Before I talk about Apollo 14, here is the promised Apollo 13 photo I mentioned with the crew needing something more formal that ball caps and flight suits to meet with the president so they put on ascots!
After stepping on the moon, Shepard remarked that it had been a long but he had made it. He also quipped that it wasn't bad for an old man. At 47, he was the oldest of all the astronauts to walk on the moon.
It didn't work as well as NASA had hoped, but Apollo 14 went to the moon with what was basically a handcart (seen above with Shepard) to help the crew haul equipment around the lunar surface. Carrying experiments made the already taxing moonwalks even harder but the undulating surface wasn't really made for a cart. The next mission would have an all-terrain rover.
Alan Shepard and Ed Mitchell spent a lot of time during their second EVA trying to find a particular point to collect rock and soil samples from but the terrain features on the lunar surface look different from the maps they had, made from pictures taken in orbit. Above, Ed Mitchell is looking at one of those maps trying to navigate.
One of the largest moon rocks brought back by any Apollo mission was Apollo 14's Big Bertha which turned out to be ejecta from Earth and more than four billion years old, making it among the oldest known rocks in the universe.
The most enduring image of the Apollo 14 mission is probably when Shepard pulled out a makeshift six iron and took swings at two golf balls.
The insignia for this mission depicts the Earth, the moon, and an astronaut pin drawn with a comet tail. The pin is worn by military astronauts on their uniforms to indicate their military occupation. The design is based on a sketch made by Shepard who had been the head of the astronaut office while he was gounded and meant for the pin to symbolize that through him, the entire astronaut corps was flying ot the moon.
Before his Air Force and astronaut career, Apollo 14 command module pilot Stu Roosa was a forest service smoke jumper and firefighter.

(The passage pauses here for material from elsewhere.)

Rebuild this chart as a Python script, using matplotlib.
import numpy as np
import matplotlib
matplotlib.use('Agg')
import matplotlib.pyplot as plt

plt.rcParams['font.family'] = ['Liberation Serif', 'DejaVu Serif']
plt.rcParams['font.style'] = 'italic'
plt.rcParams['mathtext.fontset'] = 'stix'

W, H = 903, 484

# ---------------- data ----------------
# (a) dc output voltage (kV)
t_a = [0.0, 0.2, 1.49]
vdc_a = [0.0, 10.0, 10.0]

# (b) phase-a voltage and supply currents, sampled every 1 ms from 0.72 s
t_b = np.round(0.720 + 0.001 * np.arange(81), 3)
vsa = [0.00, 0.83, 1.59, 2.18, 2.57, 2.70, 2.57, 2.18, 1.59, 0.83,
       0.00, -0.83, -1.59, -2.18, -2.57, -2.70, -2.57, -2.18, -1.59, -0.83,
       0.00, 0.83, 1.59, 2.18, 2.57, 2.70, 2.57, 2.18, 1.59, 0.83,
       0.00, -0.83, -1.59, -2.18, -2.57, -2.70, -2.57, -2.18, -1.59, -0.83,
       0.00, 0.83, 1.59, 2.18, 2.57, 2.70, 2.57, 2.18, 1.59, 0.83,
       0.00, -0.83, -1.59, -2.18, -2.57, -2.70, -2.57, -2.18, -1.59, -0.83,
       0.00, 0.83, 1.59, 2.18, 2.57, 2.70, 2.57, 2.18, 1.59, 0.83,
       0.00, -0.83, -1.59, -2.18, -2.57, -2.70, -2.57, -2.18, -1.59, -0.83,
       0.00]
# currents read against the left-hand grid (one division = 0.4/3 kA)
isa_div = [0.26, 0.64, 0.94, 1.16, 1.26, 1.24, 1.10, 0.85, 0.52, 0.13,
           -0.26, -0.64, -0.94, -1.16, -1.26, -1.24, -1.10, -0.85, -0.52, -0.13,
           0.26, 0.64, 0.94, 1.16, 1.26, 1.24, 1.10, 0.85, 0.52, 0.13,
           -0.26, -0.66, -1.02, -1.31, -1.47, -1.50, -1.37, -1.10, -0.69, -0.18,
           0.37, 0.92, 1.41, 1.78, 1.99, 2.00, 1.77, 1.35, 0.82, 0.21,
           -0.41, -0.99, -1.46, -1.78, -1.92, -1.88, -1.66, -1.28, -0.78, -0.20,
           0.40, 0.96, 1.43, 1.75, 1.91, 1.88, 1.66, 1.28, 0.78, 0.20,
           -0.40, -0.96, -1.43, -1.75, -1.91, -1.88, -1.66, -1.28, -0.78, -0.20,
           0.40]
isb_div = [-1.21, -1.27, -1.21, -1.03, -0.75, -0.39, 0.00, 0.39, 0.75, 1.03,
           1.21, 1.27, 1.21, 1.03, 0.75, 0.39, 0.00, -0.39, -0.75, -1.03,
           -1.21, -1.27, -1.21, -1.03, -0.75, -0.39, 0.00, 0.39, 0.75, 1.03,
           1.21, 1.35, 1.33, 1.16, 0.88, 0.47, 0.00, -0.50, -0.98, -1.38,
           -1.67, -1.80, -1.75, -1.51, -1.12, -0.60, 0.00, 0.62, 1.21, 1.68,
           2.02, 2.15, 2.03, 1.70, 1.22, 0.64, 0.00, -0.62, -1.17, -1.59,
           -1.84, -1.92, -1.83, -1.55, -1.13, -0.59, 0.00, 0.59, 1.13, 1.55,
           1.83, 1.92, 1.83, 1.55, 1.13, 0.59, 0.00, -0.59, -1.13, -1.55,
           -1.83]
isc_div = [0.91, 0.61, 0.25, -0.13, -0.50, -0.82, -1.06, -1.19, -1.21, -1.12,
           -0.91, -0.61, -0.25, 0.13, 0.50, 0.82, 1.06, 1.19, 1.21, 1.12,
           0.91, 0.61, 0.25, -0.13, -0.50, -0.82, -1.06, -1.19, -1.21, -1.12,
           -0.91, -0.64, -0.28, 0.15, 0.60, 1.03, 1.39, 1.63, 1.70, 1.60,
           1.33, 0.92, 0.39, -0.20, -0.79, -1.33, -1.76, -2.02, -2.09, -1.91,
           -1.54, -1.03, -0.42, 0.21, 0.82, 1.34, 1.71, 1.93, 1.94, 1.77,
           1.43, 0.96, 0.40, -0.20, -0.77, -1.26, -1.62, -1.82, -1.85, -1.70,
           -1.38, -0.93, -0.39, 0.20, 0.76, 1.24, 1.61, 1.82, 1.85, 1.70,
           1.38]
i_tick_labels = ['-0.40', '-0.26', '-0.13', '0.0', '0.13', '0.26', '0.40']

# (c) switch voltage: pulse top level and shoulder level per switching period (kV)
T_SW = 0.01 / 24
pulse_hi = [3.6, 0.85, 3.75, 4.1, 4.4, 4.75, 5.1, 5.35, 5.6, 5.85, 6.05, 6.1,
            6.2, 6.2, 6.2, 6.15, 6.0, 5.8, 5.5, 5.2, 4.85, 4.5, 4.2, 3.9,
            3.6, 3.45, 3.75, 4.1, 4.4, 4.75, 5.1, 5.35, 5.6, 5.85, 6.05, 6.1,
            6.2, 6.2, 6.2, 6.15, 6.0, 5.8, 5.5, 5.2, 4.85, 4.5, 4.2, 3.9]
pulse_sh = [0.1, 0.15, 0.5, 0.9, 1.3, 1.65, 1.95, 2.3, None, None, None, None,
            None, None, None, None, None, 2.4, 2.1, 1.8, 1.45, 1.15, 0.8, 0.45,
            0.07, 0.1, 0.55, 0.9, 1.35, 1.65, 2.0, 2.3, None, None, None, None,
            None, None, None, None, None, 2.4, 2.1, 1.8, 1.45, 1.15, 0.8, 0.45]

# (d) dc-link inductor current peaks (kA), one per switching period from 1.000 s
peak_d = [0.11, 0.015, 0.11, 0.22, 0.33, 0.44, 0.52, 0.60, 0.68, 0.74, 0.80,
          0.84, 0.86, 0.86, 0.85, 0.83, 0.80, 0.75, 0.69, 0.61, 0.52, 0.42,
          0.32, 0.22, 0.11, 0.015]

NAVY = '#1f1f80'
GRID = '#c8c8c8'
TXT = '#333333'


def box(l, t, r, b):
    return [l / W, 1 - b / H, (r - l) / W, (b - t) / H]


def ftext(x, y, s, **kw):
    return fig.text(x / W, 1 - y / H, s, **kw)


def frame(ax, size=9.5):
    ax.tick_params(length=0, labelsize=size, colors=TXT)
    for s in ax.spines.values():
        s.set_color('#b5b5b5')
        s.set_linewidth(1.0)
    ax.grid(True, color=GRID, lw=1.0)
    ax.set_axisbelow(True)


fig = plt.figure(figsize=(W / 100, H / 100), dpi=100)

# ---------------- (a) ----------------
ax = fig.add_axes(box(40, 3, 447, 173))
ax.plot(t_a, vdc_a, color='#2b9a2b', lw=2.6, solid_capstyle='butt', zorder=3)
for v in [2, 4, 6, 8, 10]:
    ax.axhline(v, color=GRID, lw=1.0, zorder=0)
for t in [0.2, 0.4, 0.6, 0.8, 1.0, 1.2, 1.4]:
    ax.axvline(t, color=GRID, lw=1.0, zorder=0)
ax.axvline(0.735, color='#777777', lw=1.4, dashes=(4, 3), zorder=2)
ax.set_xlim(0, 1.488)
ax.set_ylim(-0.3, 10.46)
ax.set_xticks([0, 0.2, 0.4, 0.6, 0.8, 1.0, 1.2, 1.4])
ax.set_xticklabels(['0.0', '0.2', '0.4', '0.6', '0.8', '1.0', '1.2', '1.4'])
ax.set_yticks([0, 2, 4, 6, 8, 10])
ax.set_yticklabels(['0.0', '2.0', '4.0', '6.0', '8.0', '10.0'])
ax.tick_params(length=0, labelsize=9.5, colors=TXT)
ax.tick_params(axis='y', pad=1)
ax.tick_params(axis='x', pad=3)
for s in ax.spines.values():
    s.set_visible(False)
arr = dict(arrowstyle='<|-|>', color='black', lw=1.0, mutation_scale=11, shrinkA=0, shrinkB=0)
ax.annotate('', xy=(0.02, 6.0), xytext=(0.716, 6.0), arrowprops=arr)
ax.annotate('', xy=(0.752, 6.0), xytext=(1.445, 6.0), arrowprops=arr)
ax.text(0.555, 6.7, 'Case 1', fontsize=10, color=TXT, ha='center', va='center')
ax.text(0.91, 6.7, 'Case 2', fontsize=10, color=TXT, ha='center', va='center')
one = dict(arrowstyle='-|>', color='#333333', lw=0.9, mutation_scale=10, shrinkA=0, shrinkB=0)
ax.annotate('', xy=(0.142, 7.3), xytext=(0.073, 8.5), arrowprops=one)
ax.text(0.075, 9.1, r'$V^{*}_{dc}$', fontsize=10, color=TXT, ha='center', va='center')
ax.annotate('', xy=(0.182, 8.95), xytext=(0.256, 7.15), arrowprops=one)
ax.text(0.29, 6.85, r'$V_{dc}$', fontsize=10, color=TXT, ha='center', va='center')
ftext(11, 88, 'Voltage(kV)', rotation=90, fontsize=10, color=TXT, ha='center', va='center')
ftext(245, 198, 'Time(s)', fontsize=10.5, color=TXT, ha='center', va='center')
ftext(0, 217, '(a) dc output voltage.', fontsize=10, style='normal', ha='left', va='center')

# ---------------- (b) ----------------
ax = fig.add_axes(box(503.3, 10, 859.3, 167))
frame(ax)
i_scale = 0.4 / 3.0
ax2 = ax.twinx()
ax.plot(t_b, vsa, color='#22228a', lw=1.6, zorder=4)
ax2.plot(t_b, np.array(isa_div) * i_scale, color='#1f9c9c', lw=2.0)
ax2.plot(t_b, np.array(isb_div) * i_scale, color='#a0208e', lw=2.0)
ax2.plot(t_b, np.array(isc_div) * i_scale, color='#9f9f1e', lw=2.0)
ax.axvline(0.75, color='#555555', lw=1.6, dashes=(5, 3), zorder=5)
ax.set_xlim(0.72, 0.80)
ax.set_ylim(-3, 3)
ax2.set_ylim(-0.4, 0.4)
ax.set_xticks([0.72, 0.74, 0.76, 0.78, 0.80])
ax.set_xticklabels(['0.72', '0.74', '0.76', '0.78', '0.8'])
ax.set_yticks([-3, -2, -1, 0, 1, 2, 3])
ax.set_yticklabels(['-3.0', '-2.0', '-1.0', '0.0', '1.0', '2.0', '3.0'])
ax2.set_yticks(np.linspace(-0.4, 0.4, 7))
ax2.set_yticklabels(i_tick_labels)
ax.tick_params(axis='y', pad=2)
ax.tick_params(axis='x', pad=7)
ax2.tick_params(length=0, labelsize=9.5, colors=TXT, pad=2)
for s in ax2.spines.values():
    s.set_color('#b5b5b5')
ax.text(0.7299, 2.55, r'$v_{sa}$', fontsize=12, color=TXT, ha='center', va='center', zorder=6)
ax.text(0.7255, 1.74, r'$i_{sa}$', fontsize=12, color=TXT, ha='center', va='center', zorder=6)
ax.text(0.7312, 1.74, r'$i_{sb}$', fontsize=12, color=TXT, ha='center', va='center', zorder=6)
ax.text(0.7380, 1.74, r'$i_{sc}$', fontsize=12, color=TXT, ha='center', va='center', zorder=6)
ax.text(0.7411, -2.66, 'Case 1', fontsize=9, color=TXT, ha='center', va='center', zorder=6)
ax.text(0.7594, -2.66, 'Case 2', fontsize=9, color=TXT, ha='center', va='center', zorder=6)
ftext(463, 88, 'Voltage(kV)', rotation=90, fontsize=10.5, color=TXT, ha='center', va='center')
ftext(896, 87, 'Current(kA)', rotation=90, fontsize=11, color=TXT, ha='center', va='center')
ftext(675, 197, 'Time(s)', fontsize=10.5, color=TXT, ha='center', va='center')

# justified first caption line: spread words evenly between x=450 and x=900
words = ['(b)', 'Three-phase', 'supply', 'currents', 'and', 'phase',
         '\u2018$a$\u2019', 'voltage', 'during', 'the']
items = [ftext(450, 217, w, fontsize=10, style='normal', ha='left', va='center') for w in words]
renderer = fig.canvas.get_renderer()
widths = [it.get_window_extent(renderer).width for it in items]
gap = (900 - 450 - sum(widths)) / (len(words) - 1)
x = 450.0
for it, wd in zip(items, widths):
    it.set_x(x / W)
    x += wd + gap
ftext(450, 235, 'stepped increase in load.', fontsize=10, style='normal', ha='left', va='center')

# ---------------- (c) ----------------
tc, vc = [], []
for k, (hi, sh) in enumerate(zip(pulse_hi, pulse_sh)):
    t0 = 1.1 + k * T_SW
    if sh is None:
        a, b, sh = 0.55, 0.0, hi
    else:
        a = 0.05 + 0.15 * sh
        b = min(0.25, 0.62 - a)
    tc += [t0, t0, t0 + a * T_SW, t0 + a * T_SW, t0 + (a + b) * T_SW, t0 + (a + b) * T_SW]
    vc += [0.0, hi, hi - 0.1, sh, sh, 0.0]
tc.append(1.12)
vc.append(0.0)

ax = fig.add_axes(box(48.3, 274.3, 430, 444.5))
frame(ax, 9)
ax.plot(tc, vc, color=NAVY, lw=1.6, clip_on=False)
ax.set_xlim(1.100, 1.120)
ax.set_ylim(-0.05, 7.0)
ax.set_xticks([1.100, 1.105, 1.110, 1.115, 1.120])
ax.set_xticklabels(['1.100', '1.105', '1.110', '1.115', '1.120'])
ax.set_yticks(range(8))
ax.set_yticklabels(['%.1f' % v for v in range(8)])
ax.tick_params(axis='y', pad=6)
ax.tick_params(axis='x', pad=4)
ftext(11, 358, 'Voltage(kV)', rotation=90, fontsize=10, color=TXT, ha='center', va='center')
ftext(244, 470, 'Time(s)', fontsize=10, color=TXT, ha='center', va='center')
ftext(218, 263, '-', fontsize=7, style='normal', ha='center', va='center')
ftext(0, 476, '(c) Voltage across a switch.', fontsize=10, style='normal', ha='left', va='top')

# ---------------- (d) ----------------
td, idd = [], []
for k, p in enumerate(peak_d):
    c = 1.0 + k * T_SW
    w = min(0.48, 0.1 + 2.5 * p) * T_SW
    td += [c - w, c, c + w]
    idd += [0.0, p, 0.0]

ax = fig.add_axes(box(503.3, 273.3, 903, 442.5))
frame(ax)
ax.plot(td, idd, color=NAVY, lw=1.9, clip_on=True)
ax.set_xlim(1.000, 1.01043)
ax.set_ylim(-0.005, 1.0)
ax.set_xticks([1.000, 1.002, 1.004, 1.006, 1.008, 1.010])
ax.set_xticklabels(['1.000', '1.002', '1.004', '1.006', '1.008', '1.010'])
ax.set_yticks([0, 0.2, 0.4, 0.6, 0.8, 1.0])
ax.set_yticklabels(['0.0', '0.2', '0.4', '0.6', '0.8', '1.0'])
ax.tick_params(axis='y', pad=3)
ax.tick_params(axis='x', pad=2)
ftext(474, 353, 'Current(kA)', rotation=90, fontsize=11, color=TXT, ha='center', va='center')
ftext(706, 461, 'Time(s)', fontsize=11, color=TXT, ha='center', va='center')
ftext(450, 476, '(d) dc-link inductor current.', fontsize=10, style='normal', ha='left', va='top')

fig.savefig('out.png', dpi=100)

During the mission, he brought hundreds of tree seeds into space. After the mission, these seeds were germinated and distributed around the US (and to a few international sites) to see if the zero gravity and radiation of space would effect how their growth. By in large, it did not.
By the mid-1990s, the story behing the moon trees and their locations had mostly been forgotten until a third grade teacher and her class came across a tree in Indiana with a plaque on it and wrote to NASA aking for more inforamtion . That inspired a NASA researcher to begin searching for moon trees and tracking their location. Several of them had plaques accociated with them, like the plaque above from a Georgia moon tree and others were tracked via newpaper articles at the time of their plantings. The wonderfully 1990s website is still available today.
I just learned that I grew up near a moon tree located at Lowell Elementary School in Boise, ID.
In 2005, on the 34th anniversary of Apollo 14's splashdown, a half-moon tree (a tree produced from the seed of a moon tree) was planted at Arlington Naitonal Cemetery, not far from Stu Roosa's final resting place.
Air Force Colonel Stuart Allen Roosa passed away on December 12, 1994 from complications due to pancreatitis at the age of 61. He was bured at Arlington National Cemetery in Section 7A, Grave 73.